The trip starts at my house getting on PET from Campus Ave. in Upland. The distance is 17.5 miles one way from where I start. The trail goes east and at about two miles into the trip there are two brief climbs and from there on it's pretty much level. At the Foothill Blvd. trailhead there is restroom access. It's important to mention that unlike the Santa Ana River Trail,, there are many intersections you have to cross. With some short and some long stretches. After about nine miles, starting from the under the 15 fwy you will be on a mile stretch that is very bumpy with the concrete slabs. Not very pleasant at all for road bikes. This section ends with a rest area in Rancho Cucamonga. I look at this portion as the first half of PET. It's now mile 10.
The second half of PET begins across Baseline Rd. where you enter Fontana. You are now going southeast. The trail takes on a different character where you are in a community setting and many portions of the trail have a neat accent to them. There's a park at Oleander Ave. with a nice restroom right off PET to your left. Other parks and exercise equipment are alongside the trail, along with a number of historical buildings. Once you enter the city of Rialto, you see neat signs telling you you're at Rialto with numerous cement benches and water fountains. The trail ends at Cactus Ave. at mile 17.5.

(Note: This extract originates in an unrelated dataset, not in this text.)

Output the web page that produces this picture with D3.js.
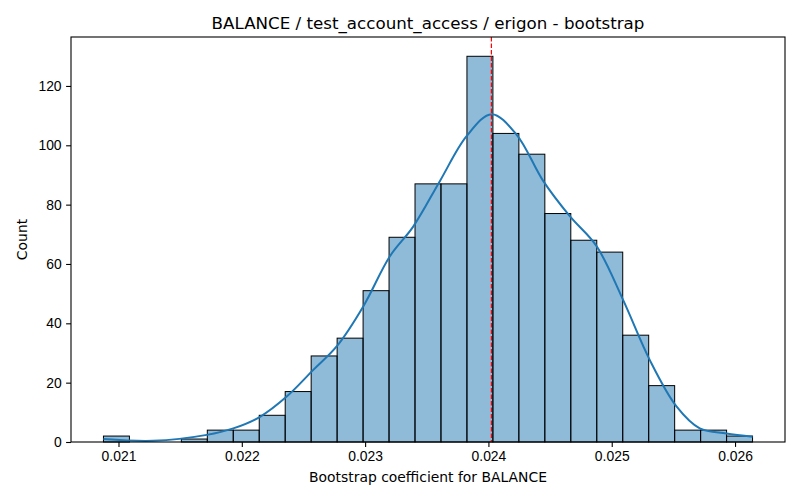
<!DOCTYPE html>
<html>
<head>
<meta charset="utf-8">
<script src="https://cdn.jsdelivr.net/npm/d3@7"></script>
<style>
  body { margin: 0; background: #fff; }
  svg { font-family: "DejaVu Sans", sans-serif; }
  .axis path, .axis line { stroke: #000; stroke-width: 1.1; }
  .axis text { font-size: 13.9px; fill: #000; }
</style>
</head>
<body>
<div id="chart"></div>
<script>
// histogram: 25 equal bins between binLow and binHigh
const binLow = 0.020878;
const binHigh = 0.026142;
const counts = [2, 0, 0, 1, 4, 4, 9, 17, 29, 35, 51, 69, 87, 87, 130, 104, 97, 77, 68, 64, 36, 19, 4, 4, 2];

// kde curve (coefficient, count scale)
const kdeX = [0.020878, 0.021281, 0.021716, 0.021931, 0.022148, 0.022364, 0.02258, 0.022769, 0.022985,
  0.023201, 0.02339, 0.023607, 0.023823, 0.024026, 0.024228, 0.024444, 0.02466, 0.024877,
  0.025092, 0.025309, 0.025525, 0.025714, 0.02593, 0.026142];
const kdeY = [1.0, 0.4, 2.4, 4.6, 8.5, 15.3, 24.3, 32.2, 45.7,
  62.6, 72.6, 88.0, 103.1, 110.5, 103.6, 88.0, 76.1, 66.0,
  47.9, 27.6, 12.0, 4.6, 2.9, 1.8];

const estimate = 0.024024;
const xTicks = [0.021, 0.022, 0.023, 0.024, 0.025, 0.026];
const yTicks = [0, 20, 40, 60, 80, 100, 120];

const width = 800, height = 500;
const margin = { top: 37, right: 15, bottom: 58, left: 71 };
const innerWidth = width - margin.left - margin.right;
const innerHeight = height - margin.top - margin.bottom;

const svg = d3.select("#chart").append("svg")
  .attr("width", width)
  .attr("height", height);

const plot = svg.append("g").attr("transform", `translate(${margin.left},${margin.top})`);

const binWidth = (binHigh - binLow) / counts.length;
const bins = counts.map((c, i) => ({ x0: binLow + i * binWidth, x1: binLow + (i + 1) * binWidth, count: c }));

const pad = (binHigh - binLow) * 0.05;
const x = d3.scaleLinear().domain([binLow - pad, binHigh + pad]).range([0, innerWidth]);
const y = d3.scaleLinear().domain([0, d3.max(counts) * 1.05]).range([innerHeight, 0]);

plot.append("g")
  .selectAll("rect")
  .data(bins.filter((d) => d.count > 0))
  .join("rect")
  .attr("x", (d) => x(d.x0))
  .attr("y", (d) => y(d.count))
  .attr("width", (d) => x(d.x1) - x(d.x0))
  .attr("height", (d) => y(0) - y(d.count))
  .attr("fill", "#1f77b4")
  .attr("fill-opacity", 0.5)
  .attr("stroke", "#000")
  .attr("stroke-width", 1);

const kde = d3.zip(kdeX, kdeY);
plot.append("path")
  .datum(kde)
  .attr("fill", "none")
  .attr("stroke", "#1f77b4")
  .attr("stroke-width", 2)
  .attr("d", d3.line().curve(d3.curveCatmullRom.alpha(0.5)).x((d) => x(d[0])).y((d) => y(d[1])));

plot.append("line")
  .attr("x1", x(estimate))
  .attr("x2", x(estimate))
  .attr("y1", 0)
  .attr("y2", innerHeight)
  .attr("stroke", "#ff0000")
  .attr("stroke-width", 1.2)
  .attr("stroke-dasharray", "4.5,2");

const xAxis = d3.axisBottom(x).tickValues(xTicks).tickFormat(d3.format(".3f")).tickSize(4.9).tickPadding(4.5);
const yAxis = d3.axisLeft(y).tickValues(yTicks).tickSize(4.9).tickPadding(4.5);

plot.append("g").attr("class", "axis").attr("transform", `translate(0,${innerHeight})`).call(xAxis)
  .call((g) => g.select(".domain").remove());
plot.append("g").attr("class", "axis").call(yAxis)
  .call((g) => g.select(".domain").remove());

plot.append("rect")
  .attr("width", innerWidth)
  .attr("height", innerHeight)
  .attr("fill", "none")
  .attr("stroke", "#000")
  .attr("stroke-width", 1.1);

svg.append("text")
  .attr("x", margin.left + innerWidth / 2)
  .attr("y", 29)
  .attr("text-anchor", "middle")
  .attr("font-size", 16.7)
  .text("BALANCE / test_account_access / erigon - bootstrap");

svg.append("text")
  .attr("x", margin.left + innerWidth / 2)
  .attr("y", 482)
  .attr("text-anchor", "middle")
  .attr("font-size", 13.9)
  .text("Bootstrap coefficient for BALANCE");

svg.append("text")
  .attr("transform", `translate(27,${margin.top + innerHeight / 2}) rotate(-90)`)
  .attr("text-anchor", "middle")
  .attr("font-size", 13.9)
  .text("Count");
</script>
</body>
</html>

I gave this trail a four because in Fontana and Rialto I noticed that the trail isn't being kept up regarding weeds growing inbetween the concrete slabs you're riding on. Those weeds often have thorns that can puncture tires. I recommend you check the weather forecast for wind. Cucamonga, Fontana, and Rialto are know as "wind tunnels" so better to be safe than sorry. On my second trip, I did notice signs of the homeless with trash and other items associated with them. It wasn't much but I suspect it's going to get worse because on my first trip I didn't see anything. That's not good. Hope it doesn't get too bad!